● **Exercise instructions**
Quote all of the data that follows exactly as written, skipping the images.

■ ■ ■ ■ ■ ■ ■

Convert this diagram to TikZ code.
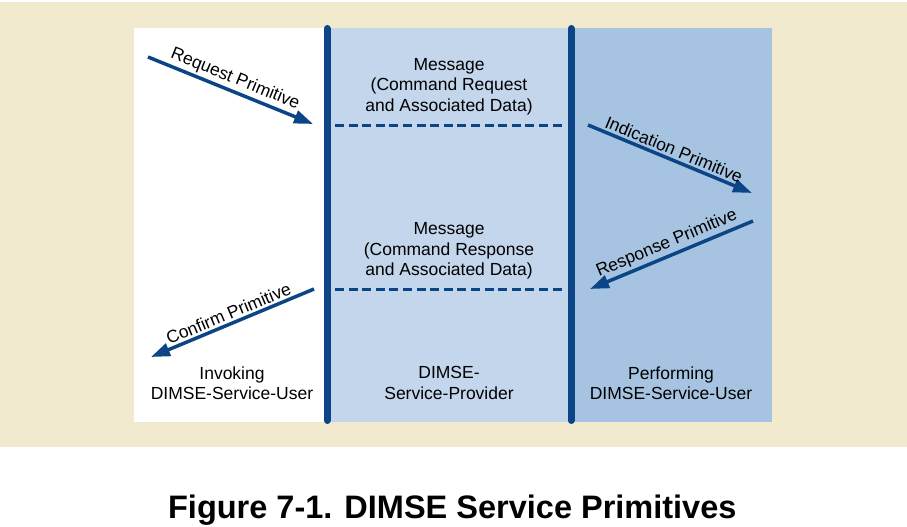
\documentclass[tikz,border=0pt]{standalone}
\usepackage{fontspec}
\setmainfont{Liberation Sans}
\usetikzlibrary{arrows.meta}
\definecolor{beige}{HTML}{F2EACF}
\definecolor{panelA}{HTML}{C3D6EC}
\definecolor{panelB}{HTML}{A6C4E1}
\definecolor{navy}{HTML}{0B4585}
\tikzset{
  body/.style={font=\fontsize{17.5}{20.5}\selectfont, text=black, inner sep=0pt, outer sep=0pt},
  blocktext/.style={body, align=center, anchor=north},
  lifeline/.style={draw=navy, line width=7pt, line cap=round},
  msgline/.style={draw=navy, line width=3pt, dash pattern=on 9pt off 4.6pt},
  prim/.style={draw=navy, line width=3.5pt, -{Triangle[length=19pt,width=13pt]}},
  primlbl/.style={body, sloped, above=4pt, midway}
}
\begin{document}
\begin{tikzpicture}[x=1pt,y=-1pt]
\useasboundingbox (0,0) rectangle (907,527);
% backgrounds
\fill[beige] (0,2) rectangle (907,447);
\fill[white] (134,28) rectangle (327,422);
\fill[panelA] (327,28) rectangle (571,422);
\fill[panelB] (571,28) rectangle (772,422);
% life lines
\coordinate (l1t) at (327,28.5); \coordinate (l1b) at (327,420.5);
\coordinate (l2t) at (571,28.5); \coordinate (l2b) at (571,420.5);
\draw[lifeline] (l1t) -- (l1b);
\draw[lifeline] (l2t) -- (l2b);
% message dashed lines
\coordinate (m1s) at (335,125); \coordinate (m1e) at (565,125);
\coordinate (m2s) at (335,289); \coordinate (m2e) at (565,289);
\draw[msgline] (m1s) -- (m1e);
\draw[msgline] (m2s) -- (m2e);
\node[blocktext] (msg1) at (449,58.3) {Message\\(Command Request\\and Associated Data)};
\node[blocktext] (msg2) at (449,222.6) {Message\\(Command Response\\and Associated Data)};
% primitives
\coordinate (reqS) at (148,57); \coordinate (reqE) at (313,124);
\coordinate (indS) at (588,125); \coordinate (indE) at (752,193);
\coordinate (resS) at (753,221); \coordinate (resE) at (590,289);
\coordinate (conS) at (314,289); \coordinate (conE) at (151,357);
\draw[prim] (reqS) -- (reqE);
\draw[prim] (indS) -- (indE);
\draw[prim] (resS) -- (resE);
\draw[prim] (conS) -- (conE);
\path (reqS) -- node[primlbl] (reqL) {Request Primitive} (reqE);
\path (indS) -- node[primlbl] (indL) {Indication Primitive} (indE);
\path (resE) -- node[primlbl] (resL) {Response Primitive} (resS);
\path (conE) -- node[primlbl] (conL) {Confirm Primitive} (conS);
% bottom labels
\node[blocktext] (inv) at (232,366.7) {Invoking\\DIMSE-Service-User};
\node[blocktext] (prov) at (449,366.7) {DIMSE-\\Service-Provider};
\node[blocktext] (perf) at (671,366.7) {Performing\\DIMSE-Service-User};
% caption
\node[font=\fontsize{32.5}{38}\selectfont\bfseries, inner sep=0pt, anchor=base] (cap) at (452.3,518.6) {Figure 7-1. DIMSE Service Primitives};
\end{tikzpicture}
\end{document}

■ ■ ■ ■ ■ ■ ■

● **Problem solution**
Convert this diagram to TikZ code.
\documentclass[tikz,border=0pt]{standalone}
\usepackage{fontspec}
\setmainfont{Liberation Sans}
\usetikzlibrary{arrows.meta}
\definecolor{beige}{HTML}{F2EACF}
\definecolor{panelA}{HTML}{C3D6EC}
\definecolor{panelB}{HTML}{A6C4E1}
\definecolor{navy}{HTML}{0B4585}
\tikzset{
  body/.style={font=\fontsize{17.5}{20.5}\selectfont, text=black, inner sep=0pt, outer sep=0pt},
  blocktext/.style={body, align=center, anchor=north},
  lifeline/.style={draw=navy, line width=7pt, line cap=round},
  msgline/.style={draw=navy, line width=3pt, dash pattern=on 9pt off 4.6pt},
  prim/.style={draw=navy, line width=3.5pt, -{Triangle[length=19pt,width=13pt]}},
  primlbl/.style={body, sloped, above=4pt, midway}
}
\begin{document}
\begin{tikzpicture}[x=1pt,y=-1pt]
\useasboundingbox (0,0) rectangle (907,527);
% backgrounds
\fill[beige] (0,2) rectangle (907,447);
\fill[white] (134,28) rectangle (327,422);
\fill[panelA] (327,28) rectangle (571,422);
\fill[panelB] (571,28) rectangle (772,422);
% life lines
\coordinate (l1t) at (327,28.5); \coordinate (l1b) at (327,420.5);
\coordinate (l2t) at (571,28.5); \coordinate (l2b) at (571,420.5);
\draw[lifeline] (l1t) -- (l1b);
\draw[lifeline] (l2t) -- (l2b);
% message dashed lines
\coordinate (m1s) at (335,125); \coordinate (m1e) at (565,125);
\coordinate (m2s) at (335,289); \coordinate (m2e) at (565,289);
\draw[msgline] (m1s) -- (m1e);
\draw[msgline] (m2s) -- (m2e);
\node[blocktext] (msg1) at (449,58.3) {Message\\(Command Request\\and Associated Data)};
\node[blocktext] (msg2) at (449,222.6) {Message\\(Command Response\\and Associated Data)};
% primitives
\coordinate (reqS) at (148,57); \coordinate (reqE) at (313,124);
\coordinate (indS) at (588,125); \coordinate (indE) at (752,193);
\coordinate (resS) at (753,221); \coordinate (resE) at (590,289);
\coordinate (conS) at (314,289); \coordinate (conE) at (151,357);
\draw[prim] (reqS) -- (reqE);
\draw[prim] (indS) -- (indE);
\draw[prim] (resS) -- (resE);
\draw[prim] (conS) -- (conE);
\path (reqS) -- node[primlbl] (reqL) {Request Primitive} (reqE);
\path (indS) -- node[primlbl] (indL) {Indication Primitive} (indE);
\path (resE) -- node[primlbl] (resL) {Response Primitive} (resS);
\path (conE) -- node[primlbl] (conL) {Confirm Primitive} (conS);
% bottom labels
\node[blocktext] (inv) at (232,366.7) {Invoking\\DIMSE-Service-User};
\node[blocktext] (prov) at (449,366.7) {DIMSE-\\Service-Provider};
\node[blocktext] (perf) at (671,366.7) {Performing\\DIMSE-Service-User};
% caption
\node[font=\fontsize{32.5}{38}\selectfont\bfseries, inner sep=0pt, anchor=base] (cap) at (452.3,518.6) {Figure 7-1. DIMSE Service Primitives};
\end{tikzpicture}
\end{document}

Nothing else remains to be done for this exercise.